Tuesday, August 24, 2021


One of the principles on finances that my parents drilled into me throughout my childhood was "Never, ever co-sign a loan with anyone." 

Hubby and I have followed that advice to our benefit.

In my teen years their admonitions of "Don't co-sign on loans" also included examples of the tribulations of friends and relatives who struggled financially when the individual they "helped out" couldn't make their monthly payments.

Those examples stayed with me.

But only when I was an adult did I realize that their financial principle passed down to me was from the Bible. 

Eventually two verses related to my parents' financial admonitions caught my attention.

Proverbs 11:15 NIV Whoever puts up security for a stranger will surely suffer, but whoever refuses to shake hands in pledge is safe. Proverbs 11:15 NIV 

As I started reading the Bible through each year, I found more of my parents' pithy sayings that came from the Bible.

Another verse of wisdom that has guided our decisions:

Romans 13:8 ESV Owe no one anything, except to love each other, for the one who loves another has fulfilled the law. Romans 13:8 ESV 

And our parents' stance on co-signing did not mean they ignored the financial or health challenges that friends and relatives faced.They found other ways of helping rather than totally assuming someone else's debt.

I am thankful for the firm foundation that our parents gave us.



Sunday, August 22, 2021

Creative Camping

July 4, 2019, in the Smokies was a hoot.

That summer for the first time, Hubby and I joined a coastal Mississippi contingent of more than 40 relatives and friends. 

We all booked campsites at Elkmont Campground in the Great Smoky Mountain National Park for July 4th week.

A nephew and his fellow firemen whipped up delicious breakfasts and suppers with others in the group contributing tasty sides and desserts.

The Independence Day rule that year was to join the group costumed as an American icon, whether real, fictional or non-human. 

Lady Liberty, Hollywood stars, fast-food items and well-known TV characters were among costumed campers gathered for breakfast, photos and a morning parade through the campground. 

Son Walt as the wrestler Rick Flair

Marilyn Monroe, AKA daughter-in-law Sarah, works on
our grandaughter Stella's braid for her Wizard of Oz character Dorothy

Nephew Ryan (right), as exercise guru Richard Simmons, leads the parade of campers.

Sister-in-law Anita with her husband and offspring

Anita came as a Brownie complete with the authentic beanie. Her costume choice triggered memories of days in the second grade when my mother and other moms volunteered to lead me and my friends in crafts and adventures. 

Eagle Scout and Rosie the Riveter
That's me as Rosie the Riveter next to my Eagle Scout. Never did get Rosie's polka dot head gear tied right!

Hubby joined his sister in the Scouting theme. He actually is an Eagle Scout. He earned all those merit badges on his sash during his youthful scouting years. 

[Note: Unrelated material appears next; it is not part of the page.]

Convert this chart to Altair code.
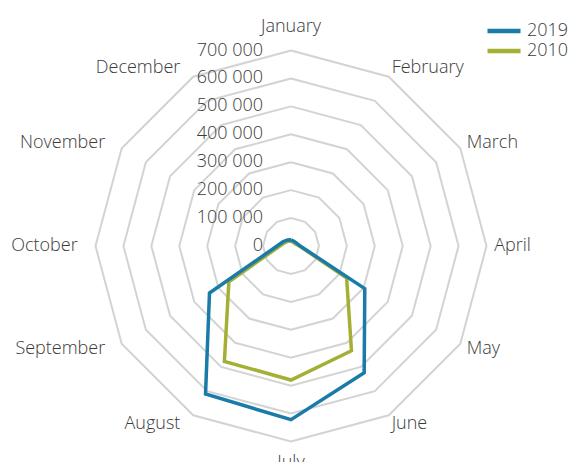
import altair as alt
import pandas as pd

# ---- data ----
months = ["January", "February", "March", "April", "May", "June",
          "July", "August", "September", "October", "November", "December"]
series_names = ["2019", "2010"]
values_2019 = [22000, 20000, 22000, 33000, 305000, 524000,
               622000, 612000, 337000, 50000, 32000, 25000]
values_2010 = [18000, 15000, 17000, 30000, 230000, 433000,
               480000, 477000, 257000, 40000, 25000, 20000]
tick_values = [0, 100000, 200000, 300000, 400000, 500000, 600000, 700000]
tick_labels = ["0", "100 000", "200 000", "300 000", "400 000",
               "500 000", "600 000", "700 000"]
ring_levels = tick_values[1:]

BLUE = "#1b7ba8"
GREEN = "#a4b035"
GRID = "#d3d3d3"
TEXT = "#3a3a3a"
FONT = "Open Sans"
FS = 18
FW = 300

R_MAX = 700000
LABEL_R = R_MAX * 1.05

# ---- tables ----
rows = []
for name, vals in (("2010", values_2010), ("2019", values_2019)):
    for i in range(13):
        rows.append({"series": name, "idx": i, "value": vals[i % 12]})
series_df = pd.DataFrame(rows)

ring_rows = []
for lv in ring_levels:
    for i in range(13):
        ring_rows.append({"level": lv, "idx": i, "value": lv})
ring_df = pd.DataFrame(ring_rows)

label_df = pd.DataFrame({"month": months, "idx": list(range(12))})
label_df["value"] = LABEL_R
tick_df = pd.DataFrame({"value": tick_values, "label": tick_labels})

px_per_unit = 195.5 / R_MAX
W, H = 565, 454
cx, cy = 283, 238
x_dom = [-cx / px_per_unit, (W - cx) / px_per_unit]
y_dom = [-(H - cy) / px_per_unit, cy / px_per_unit]

xs = alt.Scale(domain=x_dom, nice=False, zero=False)
ys = alt.Scale(domain=y_dom, nice=False, zero=False)

def polar(ch):
    return ch.transform_calculate(
        x="datum.value * sin(datum.idx * PI / 6)",
        y="datum.value * cos(datum.idx * PI / 6)",
    )

X = alt.X("x:Q", scale=xs, axis=None)
Y = alt.Y("y:Q", scale=ys, axis=None)

rings = polar(alt.Chart(ring_df).mark_line(color=GRID, strokeWidth=2)).encode(
    x=X, y=Y, detail="level:N", order="idx:Q")

# legend symbol: a long thin stroke (custom path in the [-1,1] box, stretched)
color = alt.Color("series:N",
                  scale=alt.Scale(domain=series_names, range=[BLUE, GREEN]),
                  legend=alt.Legend(title=None, orient="none", legendX=487, legendY=14,
                                    symbolType="M-3,0L3,0", symbolSize=121,
                                    symbolStrokeWidth=4.5, labelFontSize=FS,
                                    labelFont=FONT, labelFontWeight=FW,
                                    labelColor=TEXT,
                                    labelOffset=14, rowPadding=2, padding=0))

def series_layer(name):
    return polar(alt.Chart(series_df).transform_filter(
        alt.datum.series == name).mark_line(strokeWidth=3.5, strokeJoin="miter")).encode(
        x=X, y=Y, color=color, order="idx:Q")

line2010 = series_layer("2010")
line2019 = series_layer("2019")

def month_text(filter_expr, **kw):
    return polar(alt.Chart(label_df).transform_filter(filter_expr).mark_text(
        font=FONT, fontSize=FS, fontWeight=FW, color=TEXT, baseline="middle", **kw)).encode(
        x=X, y=Y, text="month:N")

right_lbl = month_text("datum.idx >= 1 && datum.idx <= 5", align="left", dx=-2)
left_lbl = month_text("datum.idx >= 7", align="right", dx=-8)
top_lbl = month_text("datum.idx == 0", align="center", dy=-14)
bot_lbl = month_text("datum.idx == 6", align="center", dy=12)

ticks = alt.Chart(tick_df).transform_calculate(x="0", y="datum.value").mark_text(
    font=FONT, fontSize=FS, fontWeight=FW, color=TEXT, align="right",
    baseline="middle", dx=-28).encode(
    x=X, y=Y, text="label:N")

chart = alt.layer(rings, line2010, line2019, ticks, right_lbl, left_lbl, top_lbl, bot_lbl).properties(
    width=W, height=H, padding=0, autosize=alt.AutoSizeParams(type="none"),
    background="white"
).configure_view(stroke=None)

chart.save("out.html", embed_options={"renderer": "svg", "actions": False})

When 2020 rolled around, everyone congregated in Elkmont again. With COVID uncertainties, plans were fluid. That held for the 2021 Smoky's gathering, too.

Several things didn't change, though--good food, good fellowship and good fun!

Tuesday, August 3, 2021

Post Surgery

It has been a week since I had what had been discussed as  "minor" surgery with assurances that after a morning surgery and an overnight hospital stay I would likely be up and about.

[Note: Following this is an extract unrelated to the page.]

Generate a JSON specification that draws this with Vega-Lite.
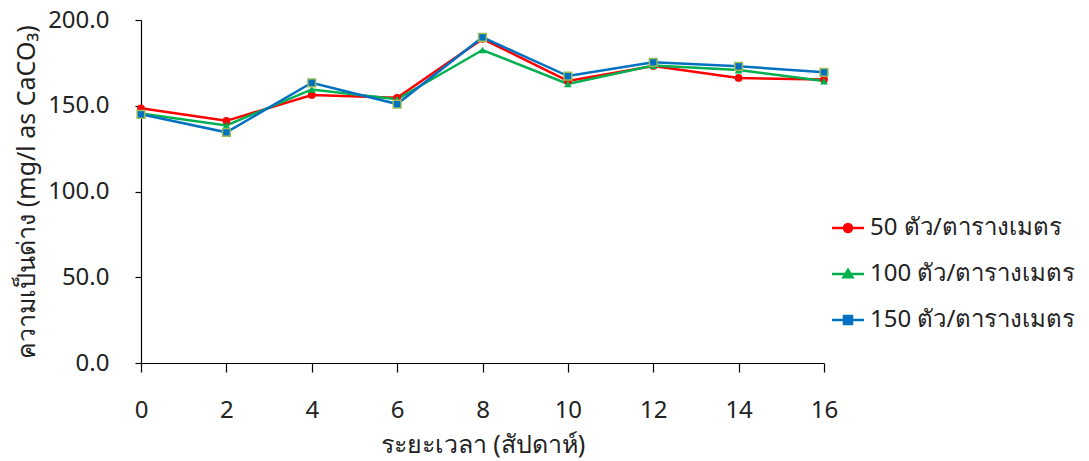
{
  "$schema": "https://vega.github.io/schema/vega-lite/v6.json",
  "autosize": "none",
  "width": 683,
  "height": 343,
  "padding": {"left": 141, "top": 20, "right": 265, "bottom": 98},
  "background": "white",
  "config": {
    "view": {"stroke": null},
    "font": "Tahoma, Noto Sans, sans-serif",
    "axis": {"grid": false, "domainColor": "black", "tickColor": "black", "labelColor": "#222", "titleColor": "#222", "labelFont": "Tahoma, Noto Sans, sans-serif", "titleFont": "Tahoma, Noto Sans, sans-serif", "labelFontSize": 24, "titleFontSize": 25, "titleFontWeight": "normal", "domainWidth": 1.2, "tickWidth": 1.2}
  },
  "data": {
    "values": [
      {"week": 0, "series": "50 ตัว/ตารางเมตร", "value": 148.5},
      {"week": 2, "series": "50 ตัว/ตารางเมตร", "value": 141.2},
      {"week": 4, "series": "50 ตัว/ตารางเมตร", "value": 156.3},
      {"week": 6, "series": "50 ตัว/ตารางเมตร", "value": 154.6},
      {"week": 8, "series": "50 ตัว/ตารางเมตร", "value": 189.0},
      {"week": 10, "series": "50 ตัว/ตารางเมตร", "value": 164.5},
      {"week": 12, "series": "50 ตัว/ตารางเมตร", "value": 173.2},
      {"week": 14, "series": "50 ตัว/ตารางเมตร", "value": 166.2},
      {"week": 16, "series": "50 ตัว/ตารางเมตร", "value": 165.3},
      {"week": 0, "series": "100 ตัว/ตารางเมตร", "value": 145.5},
      {"week": 2, "series": "100 ตัว/ตารางเมตร", "value": 138.5},
      {"week": 4, "series": "100 ตัว/ตารางเมตร", "value": 159.5},
      {"week": 6, "series": "100 ตัว/ตารางเมตร", "value": 153.8},
      {"week": 8, "series": "100 ตัว/ตารางเมตร", "value": 182.5},
      {"week": 10, "series": "100 ตัว/ตารางเมตร", "value": 162.7},
      {"week": 12, "series": "100 ตัว/ตารางเมตร", "value": 173.4},
      {"week": 14, "series": "100 ตัว/ตารางเมตร", "value": 170.8},
      {"week": 16, "series": "100 ตัว/ตารางเมตร", "value": 164.4},
      {"week": 0, "series": "150 ตัว/ตารางเมตร", "value": 145.0},
      {"week": 2, "series": "150 ตัว/ตารางเมตร", "value": 134.5},
      {"week": 4, "series": "150 ตัว/ตารางเมตร", "value": 163.4},
      {"week": 6, "series": "150 ตัว/ตารางเมตร", "value": 151.0},
      {"week": 8, "series": "150 ตัว/ตารางเมตร", "value": 189.9},
      {"week": 10, "series": "150 ตัว/ตารางเมตร", "value": 167.3},
      {"week": 12, "series": "150 ตัว/ตารางเมตร", "value": 175.3},
      {"week": 14, "series": "150 ตัว/ตารางเมตร", "value": 173.0},
      {"week": 16, "series": "150 ตัว/ตารางเมตร", "value": 169.5}
    ]
  },
  "encoding": {
    "x": {
      "field": "week", "type": "quantitative",
      "scale": {"domain": [0, 16], "nice": false, "zero": false},
      "axis": {"values": [0, 2, 4, 6, 8, 10, 12, 14, 16], "title": "ระยะเวลา (สัปดาห์)", "tickSize": 9, "labelPadding": 26, "titlePadding": 10, "labelFlush": false}
    },
    "y": {
      "field": "value", "type": "quantitative",
      "scale": {"domain": [0, 200], "nice": false},
      "axis": {"values": [0, 50, 100, 150, 200], "format": ".1f", "title": "ความเป็นด่าง (mg/l as CaCO₃)", "tickSize": 6, "labelPadding": 26, "titlePadding": 8}
    }
  },
  "layer": [
    {
      "mark": {"type": "line", "strokeWidth": 2.5},
      "encoding": {
        "color": {
          "field": "series", "type": "nominal",
          "scale": {"domain": ["50 ตัว/ตารางเมตร", "100 ตัว/ตารางเมตร", "150 ตัว/ตารางเมตร"], "range": ["#FF0000", "#00B050", "#0070C0"]},
          "sort": ["50 ตัว/ตารางเมตร", "100 ตัว/ตารางเมตร", "150 ตัว/ตารางเมตร"],
          "legend": {
            "title": null,
            "orient": "none",
            "legendX": 689,
            "legendY": 196,
            "labelFontSize": 24,
            "labelColor": "#222",
            "labelFont": "Tahoma, Noto Sans, sans-serif",
            "symbolSize": 400,
            "symbolStrokeWidth": 2.5,
            "labelOffset": 16,
            "rowPadding": 22,
            "labelLimit": 300,
            "encode": {
              "symbols": {
                "update": {
                  "shape": {"signal": "datum.value === '50 ตัว/ตารางเมตร' ? 'M-1,0H2.2M1,0A0.4,0.4 0 1,1 0.2,0A0.4,0.4 0 1,1 1,0Z' : datum.value === '100 ตัว/ตารางเมตร' ? 'M-1,0H2.2M0.6,-0.42L1.05,0.32L0.15,0.32Z' : 'M-1,0H2.2M0.2,-0.4H1V0.4H0.2Z'"},
                  "fill": {"scale": "color", "field": "value"},
                  "stroke": {"scale": "color", "field": "value"},
                  "opacity": {"value": 1}
                }
              }
            }
          }
        }
      }
    },
    {
      "transform": [{"filter": "datum.series === '50 ตัว/ตารางเมตร'"}],
      "mark": {"type": "point", "shape": "circle", "filled": true, "opacity": 1, "color": "#FF0000", "size": 60}
    },
    {
      "transform": [{"filter": "datum.series === '100 ตัว/ตารางเมตร'"}],
      "mark": {"type": "point", "shape": "triangle-up", "filled": true, "opacity": 1, "color": "#00B050", "size": 60}
    },
    {
      "transform": [{"filter": "datum.series === '150 ตัว/ตารางเมตร'"}],
      "mark": {"type": "point", "shape": "square", "filled": true, "opacity": 1, "fill": "#0070C0", "stroke": "#9BBB59", "strokeWidth": 1.5, "size": 60}
    }
  ]
}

Today is exactly one week post surgery. I am just now beginning to get past my zombie state. The hour drive home from the hospital was a clue that I was not likely to be up and about as quickly as I had anticipated. 

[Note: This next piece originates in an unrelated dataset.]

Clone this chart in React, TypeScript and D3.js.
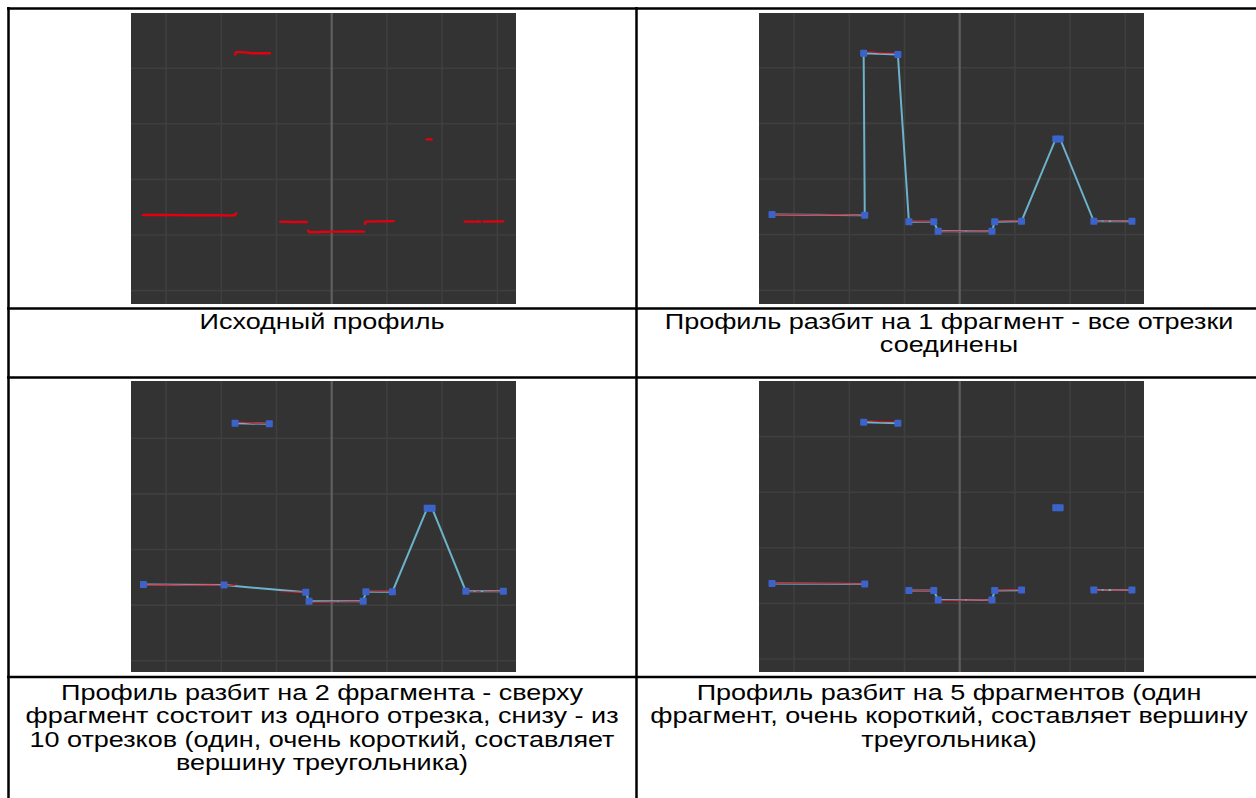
import React from "react";
import * as d3 from "d3";

// ---------- data (units: one grid cell = 1) ----------
const gridXTicks = [-3, -2, -1, 1, 2, 3];
const gridYTicks = [0, 1, 2, 3, 4];

// raw profile pieces (red point clouds)
const rawA: [number, number][] = [[-3.42, 1.36], [-3.0, 1.362], [-2.6, 1.355], [-2.2, 1.358], [-1.9, 1.35], [-1.76, 1.352], [-1.73, 1.39]];
const rawB: [number, number][] = [[-1.75, 4.25], [-1.73, 4.29], [-1.6, 4.29], [-1.45, 4.27], [-1.12, 4.268]];
const rawC: [number, number][] = [[-0.93, 1.24], [-0.7, 1.235], [-0.45, 1.235]];
const rawD1: [number, number][] = [[-0.43, 1.08], [-0.4, 1.05], [-0.2, 1.055], [0.1, 1.06]];
const rawD2: [number, number][] = [[0.13, 1.06], [0.4, 1.062], [0.585, 1.06]];
const rawE: [number, number][] = [[0.6, 1.2], [0.62, 1.24], [0.9, 1.245], [1.12, 1.25]];
const rawF: [number, number][] = [[1.72, 2.72], [1.81, 2.72]];
const rawG1: [number, number][] = [[2.41, 1.24], [2.57, 1.24]];
const rawG2: [number, number][] = [[2.61, 1.24], [2.69, 1.242]];
const rawG3: [number, number][] = [[2.75, 1.24], [3.11, 1.245]];
const rawPieces = [rawA, rawB, rawC, rawD1, rawD2, rawE, rawF, rawG1, rawG2, rawG3];

// fitted nodes (1 fragment / 5 fragments)
const nodes: [number, number][] = [
  [-3.4, 1.36], [-1.72, 1.35], [-1.74, 4.26], [-1.12, 4.24], [-0.92, 1.23], [-0.47, 1.23], [-0.39, 1.06],
  [0.585, 1.06], [0.634, 1.23], [1.12, 1.24], [1.74, 2.72], [1.82, 2.72], [2.43, 1.24], [3.12, 1.24],
];
const fragmentsOne = [[0, 1, 2, 3, 4, 5, 6, 7, 8, 9, 10, 11, 12, 13]];
const fragmentsFive = [[0, 1], [2, 3], [4, 5, 6, 7, 8, 9], [10, 11], [12, 13]];

// 2 fragments
const twoTop: [number, number][] = [[-1.75, 4.27], [-1.13, 4.26]];
const twoBottom: [number, number][] = [
  [-3.41, 1.37], [-1.95, 1.36], [-0.47, 1.23], [-0.41, 1.07], [0.57, 1.07], [0.62, 1.24],
  [1.1, 1.24], [1.73, 2.74], [1.82, 2.74], [2.43, 1.25], [3.11, 1.25],
];

const captions1 = ["Исходный профиль"];
const captions2 = ["Профиль разбит на 1 фрагмент - все отрезки", "соединены"];
const captions3 = [
  "Профиль разбит на 2 фрагмента - сверху",
  "фрагмент состоит из одного отрезка, снизу - из",
  "10 отрезков (один, очень короткий, составляет",
  "вершину треугольника)",
];
const captions4 = [
  "Профиль разбит на 5 фрагментов (один",
  "фрагмент, очень короткий, составляет вершину",
  "треугольника)",
];

// ---------- layout ----------
const PW = 385, PH = 291;
const BG = "#333333";
const GRID = "#3f3f3f";
const CENTER = "#5f5f5f";
const RED = "#e5000f";
const CYAN = "#6cb2cb";
const BLUE = "#3b63c9";

type Fit = [number, number][][];

function Plot({ x0, y0, yZero, fits, raw }: { x0: number; y0: number; yZero: number; fits: Fit | null; raw: boolean }) {
  const xs = d3.scaleLinear().domain([0, 1]).range([x0 + 200.7, x0 + 200.7 + 55.2]);
  const ys = d3.scaleLinear().domain([0, 1]).range([y0 + yZero, y0 + yZero - 55.6]);
  const line = d3.line<[number, number]>().x((d) => xs(d[0])).y((d) => ys(d[1]));
  const clipId = `clip-${x0}-${y0}`;
  return (
    <g>
      <defs>
        <clipPath id={clipId}>
          <rect x={x0} y={y0} width={PW} height={PH} />
        </clipPath>
      </defs>
      <rect x={x0} y={y0} width={PW} height={PH} fill={BG} />
      <g clipPath={`url(#${clipId})`}>
        {gridXTicks.map((t) => (
          <line key={"gx" + t} x1={xs(t)} x2={xs(t)} y1={y0} y2={y0 + PH} stroke={GRID} strokeWidth={1.6} />
        ))}
        {gridYTicks.map((t) => (
          <line key={"gy" + t} x1={x0} x2={x0 + PW} y1={ys(t)} y2={ys(t)} stroke={GRID} strokeWidth={1.6} />
        ))}
        <line x1={xs(0)} x2={xs(0)} y1={y0} y2={y0 + PH} stroke={CENTER} strokeWidth={2.2} />
        {fits &&
          fits.map((f, i) => (
            <path key={"f" + i} d={line(f) || ""} fill="none" stroke={CYAN} strokeWidth={2} />
          ))}
        {rawPieces.map((p, i) => (
          <path
            key={"r" + i}
            d={line(p) || ""}
            fill="none"
            stroke={RED}
            strokeWidth={raw ? 2.4 : 1.2}
            strokeOpacity={raw ? 1 : 0.75}
            strokeLinecap="round"
          />
        ))}
        {fits &&
          fits.flat().map((d, i) => (
            <rect key={"m" + i} x={xs(d[0]) - 3.5} y={ys(d[1]) - 3.5} width={7} height={7} fill={BLUE} rx={0.8} />
          ))}
      </g>
    </g>
  );
}

function Caption({ cx, y, lines }: { cx: number; y: number; lines: string[] }) {
  return (
    <g transform={`translate(${cx},0) scale(1.2,1)`}>
      <text x={0} y={y} textAnchor="middle" fontFamily="'Liberation Sans', Arial, sans-serif" fontSize={22.5} fill="#000">
        {lines.map((l, i) => (
          <tspan key={i} x={0} dy={i === 0 ? 0 : 23.4}>
            {l}
          </tspan>
        ))}
      </text>
    </g>
  );
}

export default function App() {
  const fitOne: Fit = fragmentsOne.map((f) => f.map((i) => nodes[i]));
  const fitFive: Fit = fragmentsFive.map((f) => f.map((i) => nodes[i]));
  const fitTwo: Fit = [twoTop, twoBottom];
  const hLines = [8.5, 308.5, 377.5, 677];
  const vLines = [8.5, 636.5];
  return (
    <svg width={1256} height={798} style={{ position: "fixed", left: 0, top: 0, background: "#fff" }}>
      <rect x={0} y={0} width={1256} height={798} fill="#fff" />
      <Plot x0={131} y0={13} yZero={277.6} fits={null} raw={true} />
      <Plot x0={759} y0={13} yZero={277.2} fits={fitOne} raw={false} />
      <Plot x0={131} y0={381} yZero={279.7} fits={fitTwo} raw={false} />
      <Plot x0={759} y0={381} yZero={278} fits={fitFive} raw={false} />
      <Caption cx={322} y={329} lines={captions1} />
      <Caption cx={949} y={329} lines={captions2} />
      <Caption cx={322} y={700} lines={captions3} />
      <Caption cx={949} y={700} lines={captions4} />
      {hLines.map((y) => (
        <line key={"h" + y} x1={7} x2={1256} y1={y} y2={y} stroke="#000" strokeWidth={2.5} />
      ))}
      {vLines.map((x) => (
        <line key={"v" + x} x1={x} x2={x} y1={7} y2={798} stroke="#000" strokeWidth={2.5} />
      ))}
    </svg>
  );
}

When I partially surfaced from a drugged sleep upon our arrival home, Hubby was faced with a wife with the strength of a cooked spaghetti noodle. I do recall him getting me into my transporter and into our house then into bed.

I am finally mostly off of pain pills. I am back to using my rollater to walk a little more each day. And my trusty iPhone has recorded my mileage from 0.11 mile Thursday to today's count of one mile.

Hubby has been a wonderful caregiver, helping me meet personal needs, safely move about a bit and tempting my mostly nonexistent appetite.

And finally the brain fog has mostly lifted! 

I'm thinking my surgeon had rarely, if ever, operated on a patient with disabilities from stroke similar to mine. But through it all, every individual we encountered was great--helpful, friendly, caring. That held true whether they were medical or clerical or the guy who pushed me in the wheelchair out to our vehicle.

And before I went into surgery, my surgeon asked if he could pray. Of course I said yes. I had already been praying for him, his team, Hubby and me.

That was a welcomed first for me. I would love to know if others have had that experience with a doctor!